An Andriy Shevchenko flick, a Michael Ballack volley. With extra time looming, it was Chelsea FC's two high-profile summer arrivals, two stars of former UEFA Champions League campaigns yet to truly shine in this edition, who combined to see off FC Porto and take the Blues into the quarter-finals.

Initial frustration
Up until then, it had been just the kind of frustrating match – at least by their stellar standards – that the Ukrainian and German have endured this season. Shevchenko was not the sharp finisher of AC Milan legend, despite the confidence gained from recent goals including the equaliser in the 1-1 first-leg draw in Porto, while Ballack and Frank Lampard have not developed the natural intuition in midfield that José Mourinho admitted was lacking earlier in the campaign. But what Ballack and Shevchenko may feel is mediocre by their criteria is good enough to win plenty of games, and thus it was last night.

Mourinho concern
Not that Porto were outclassed; indeed, it would have been no surprise to see them hang on to their half-time lead. Mourinho may even have thought back to Matchday 8 three years ago when he took Porto to Old Trafford for a tie few expected his team to come through, even though they had won 2-1 at home. Costinha struck in the final minute, and a quick sprint down the touchline in celebration later, Mourinho was a star, destined to win the trophy and be summoned to assemble the most expensive side in English football history.

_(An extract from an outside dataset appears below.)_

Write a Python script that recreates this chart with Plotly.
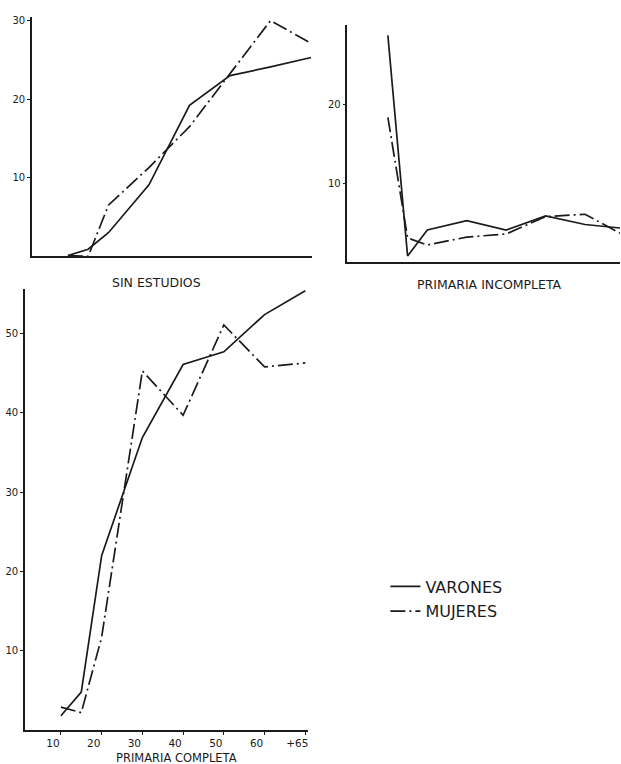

The contrast to his expression when Ricardo Quaresma calmly slotted the ball past Petr Čech on 15 minutes, could not have been more stark.

Decisive moment
Chelsea were on top in the first half and Arjen Robben, deployed from the start, was consistently probing and getting behind both full-backs. Shevchenko and Didier Drogba, though, were finding space and fortune hard to come by. Robben's equaliser, of course, was as much about luck as skill, the moments after Helton fumbled the Dutchman's long-range effort passing in slow motion to all from Chelsea fan to visiting goalkeeper as the ball rolled apologetically over the line.

Moment of class
Oddly, Chelsea were not quite as rampant after the equaliser as before, even though the previously nervy home crowd had finally found their voice. Robben was not the livewire presence he had been, and it seemed a Chelsea winner would have to be forced rather than sculpted. Luckily for Mourinho, two men who know all about reaching the UEFA Champions League final were at hand. It was not the brilliant Ballack of 2002, or the Shevchenko who slotted in the winning penalty in the following year's final on show tonight, yet they still managed a moment of class which underlines why Chelsea are now favourites with bookmakers to land club football's premier prize for the first time.